You’ll not be surprised to learn that my on-screen persona – as opposed to my on computer screen persona - was empathetic, sympathetic and frankly, generally bloody pathetic. I even sank low enough to mention hidden agendas, deep seated health anxieties and all the other mushy crapola I had stashed away in my Fluffy Locker to get me through revalidation. Hopefully most of that interview will end up on the cutting room floor, otherwise my status as the Hard Man of Primary Care will definitely be up for review.
In an effort to put the suffering patient’s point of view the chief inquisitor showed me an information leaflet published by an NHS Trust based somewhere south of the River Thames. The aim of the leaflet, it was clear, was to dissuade patients from showing up at the chronically overstretched A&E department at PFI Crisis University Hospital (Teaching).
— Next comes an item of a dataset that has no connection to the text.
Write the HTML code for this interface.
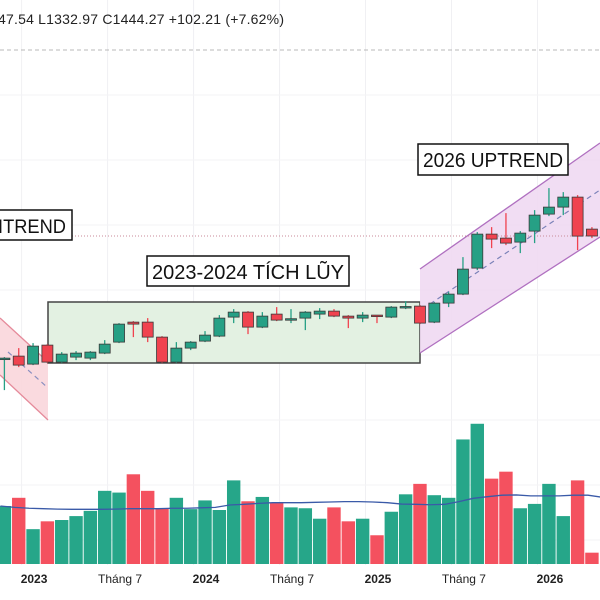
<!DOCTYPE html>
<html><head><meta charset="utf-8"><style>
html,body{margin:0;padding:0;background:#fff;width:600px;height:600px;overflow:hidden}
svg{display:block;font-family:"Liberation Sans",sans-serif}
</style></head><body>
<svg id="chart" width="600" height="600" viewBox="0 0 600 600">
<g id="grid"></g>
<text x="-2" y="24" font-size="14" fill="#222" textLength="286">47.54  L1332.97  C1444.27  +102.21 (+7.62%)</text>
<line x1="0" y1="50" x2="600" y2="50" stroke="#b8b8b8" stroke-dasharray="4,3"/>
<polygon points="0,318 48,362 48,420 0,375" fill="#f9d6dc" opacity="0.9"/>
<line x1="0" y1="318" x2="48" y2="362" stroke="#e58a9a" stroke-width="1.3"/>
<line x1="0" y1="375" x2="48" y2="420" stroke="#e58a9a" stroke-width="1.3"/>
<line x1="8" y1="352" x2="48" y2="388" stroke="#8a8fc0" stroke-width="1.2" stroke-dasharray="5,4"/>
<rect x="48" y="302" width="372" height="61" fill="#e3f1e2" stroke="#444" stroke-width="1.5"/>
<polygon points="420,269 600,143 600,237 420,353" fill="#efd9f2" opacity="0.9"/>
<line x1="420" y1="269" x2="600" y2="143" stroke="#b070c0" stroke-width="1.3"/>
<line x1="420" y1="353" x2="600" y2="237" stroke="#b070c0" stroke-width="1.3"/>
<line x1="430" y1="304" x2="600" y2="190" stroke="#7b82b8" stroke-width="1.2" stroke-dasharray="5,4"/>
<line x1="0" y1="236" x2="600" y2="236" stroke="#c98a9a" stroke-width="1" stroke-dasharray="1,2"/>
<g id="candles"></g>
<g id="volume"></g>
<path id="vma" fill="none" stroke="#3a5aa8" stroke-width="1.3"/>
<rect x="-5" y="210" width="77" height="30" fill="#fff" stroke="#111" stroke-width="1.5"/>
<text x="-2" y="233" font-size="19" fill="#111" textLength="68" lengthAdjust="spacingAndGlyphs">ITREND</text>
<rect x="147" y="256" width="202" height="30" fill="#fff" stroke="#111" stroke-width="1.5"/>
<text x="152" y="279" font-size="20" fill="#111" textLength="192" lengthAdjust="spacingAndGlyphs">2023-2024 TÍCH LŨY</text>
<rect x="418" y="144" width="150" height="31" fill="#fff" stroke="#111" stroke-width="1.5"/>
<text x="423" y="167" font-size="20" fill="#111" textLength="140" lengthAdjust="spacingAndGlyphs">2026 UPTREND</text>
<g id="xaxis"></g>
</svg>
<script>
const opens  = [1136.5,1144,1124,1171.5,1129,1141.5,1139,1151.5,1179,1229,1229,1191.5,1129,1164,1181.5,1194,1241.5,1254,1216.5,1249,1236.5,1239,1249,1256.5,1244,1239,1246.5,1241.5,1266.5,1269,1229,1276.5,1299,1364,1449,1439,1429,1456.5,1499,1516.5,1541.5,1461.5];
const closes = [1139,1121.5,1169,1129,1149,1151.5,1154,1174,1224,1224,1191.5,1129,1164,1179,1196.5,1239,1254,1216.5,1244,1234,1237.5,1254,1256.5,1244,1239,1246.5,1245,1266.5,1268,1226.5,1276.5,1299,1361.5,1449,1436.5,1426.5,1451.5,1496.5,1516.5,1541.5,1444,1444.27];
const highs  = [1141.5,1164,1176.5,1174,1154,1156.5,1156.5,1184,1226.5,1231.5,1239,1194,1179,1181.5,1206.5,1246.5,1261.5,1256.5,1254,1266.5,1261.5,1256.5,1264,1261.5,1246.5,1254,1246.5,1269,1281.5,1271.5,1279,1304,1391.5,1454,1466.5,1501.5,1456.5,1509,1564,1554,1546.5,1466.5];
const lows   = [1059,1116.5,1121.5,1126.5,1126.5,1134,1134,1149,1176.5,1191.5,1179,1126.5,1126.5,1159,1179,1191.5,1226.5,1199,1214,1231.5,1226.5,1209,1236.5,1241.5,1214,1229,1226.5,1239,1261.5,1224,1226.5,1266.5,1296.5,1359,1414,1421.5,1401.5,1426.5,1494,1496.5,1409,1439];
const volumes = [66.6,76,40,49,50.5,55,61,84,82,103,84,64,76,63,73,62,96,72,77,70,65,64,52,65,49,52,33,60,80,92,79,76,143,161,98,106,64,69,92,55,96,13];
const volMA = [66.6,65,64,63.5,63,62.8,62.8,62.8,63,63.5,63.5,63.5,64,64,64.5,65,67.7,68.5,69.6,70.4,70.4,70.4,70.8,71.2,71.6,71.6,71.2,70.4,68.8,68.5,68,68.5,71.6,75.4,77.3,79,79.3,78.2,78.2,78.2,79,79,76.6];
const xLabels = ["2023","Tháng 7","2024","Tháng 7","2025","Tháng 7","2026"];
const xLabelIdx = [2,8,14,20,26,32,38];
const xLabelBold = [true,false,true,false,true,false,true];

const NS="http://www.w3.org/2000/svg";
const xOf = i => 4.4 + i*14.33;
const yP = p => (2034.27 - p)/2.5;
const VS = 0.871;
const yV = v => 564 - v*VS;
const UP="#26a085", DN="#f0434f";
function mk(tag,attrs,parent){const e=document.createElementNS(NS,tag);for(const k in attrs)e.setAttribute(k,attrs[k]);parent.appendChild(e);return e;}

const grid=document.getElementById('grid');
for(const i of xLabelIdx){
  const l=mk('line',{x1:xOf(i-0.8),y1:0,x2:xOf(i-0.8),y2:565,stroke:'#f0f0f3','stroke-width':1},grid);
  
  
}
[95,160,225,290,355,420,485,540].forEach(y=>{
  const l=mk('line',{x1:0,y1:y,x2:600,y2:y,stroke:'#f3f3f6','stroke-width':1},grid);
  
  
});

const cg=document.getElementById('candles');
opens.forEach((o,i)=>{
  const c=closes[i], up=c>=o, x=xOf(i);
  const col=up?UP:DN;
  const w=mk('line',{x1:x,x2:x,y1:yP(highs[i]),y2:yP(lows[i]),stroke:col,'stroke-width':1.3},cg);
  
  
  const top=Math.min(yP(o),yP(c)), h=Math.max(1.5,Math.abs(yP(o)-yP(c)));
  const b=mk('rect',{x:x-5.5,y:top,width:11,height:h,fill:col,stroke:'#3a3a3a','stroke-width':0.8},cg);
  
  
});

const vg=document.getElementById('volume');
volumes.forEach((v,i)=>{
  const up=closes[i]>=opens[i];
  const r=mk('rect',{x:xOf(i)-6.7,y:yV(v),width:13.4,height:v*VS,fill:up?'#26a689':'#f4515f'},vg);
  
  
});
let d='';volMA.forEach((v,i)=>{d+=(i?'L':'M')+(xOf(i)-4)+','+yV(v);});
document.getElementById('vma').setAttribute('d',d);

const xa=document.getElementById('xaxis');
xLabels.forEach((t,k)=>{
  const e=mk('text',{x:xOf(xLabelIdx[k])+1,y:583,'font-size':12,'text-anchor':'middle',fill:'#222','font-weight':xLabelBold[k]?'bold':'normal'},xa);
  e.textContent=t;
  
  
});
</script>
</body></html>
‘Could you explain this?’ asked the girl with the microphone. ‘It says here that if you have diarrhoea you should consult a pharmacist. However, it also says that if you are vomiting you should see your GP. Suppose you have both? Where do you go first?’
‘Fair point, well made,’ I thought and then paused for dramatic effect while trying to think of an answer that didn’t imply that a hefty dose of loperamide from Poundshop and a side order of Man the F**k Up pills might be a more sensible option.
‘Tell me, Dr Copperfield, how is a patient in distress supposed to choose where to go based on the advice in this NHS leaflet?’
I wondered whether I could persuade her that pharmacists had particular training in the care of runny tummies and that many GPs had a special clinical interest in up-chucking. Then I remembered a similar leaflet that had been produced by my local NHS Trust. I produced a copy with a flourish: ‘You’ll see from this leaflet that patients suffering from diarrhoea and vomiting - or vice versa - are advised to attend their local 8am-8pm Seven Day NHS Walk-In Centre’.
These centres of excellence, I assured her, were staffed by specialist nurses who had post-graduate qualifications in both of the twin disciplines of poo-ology and barfiatrics.
‘So the take home message for patients is that A&E will not, as this leaflet makes clear, kiss anything better?’ she said. Especially diarrhoea, I thought to myself. There’s only so much even the most dedicated casualty registrar will do for a patient.
It’s no wonder that people turn up at A&E after being presented with such a bewildering set of options. I’d probably do the same. Paralysed by choice we’d all plump for the most familiar. A&E has always been there, whereas walk-in centres, urgent care centres, NHS111 and minor injury units mean little or nothing to the punter in the street, especially when the world is falling out of his bottom.
Then I noticed the strapline at the foot of the leaflet: ‘A&E – we only deal with real emergencies’. That’s a lie and there’s the rub. They deal with anything and everything, always and everyone. Turn up at A&E with an insect bite or a sticky eye and they’ll sort you out within four hours or send you a bunch of flowers with a card apologising for keeping you waiting. They don’t send people away to get care from a more appropriate agency, even if that would be the most sensible option.
And maybe that’s no bad thing. What with all the GANFYD writing, GPPAQ scoring, dementia screening, QOF pointing, CQC appeasing and counter-terrorism activities I have to squeeze into a ten hour day I simply don’t have a moment to spare to deal with sick people.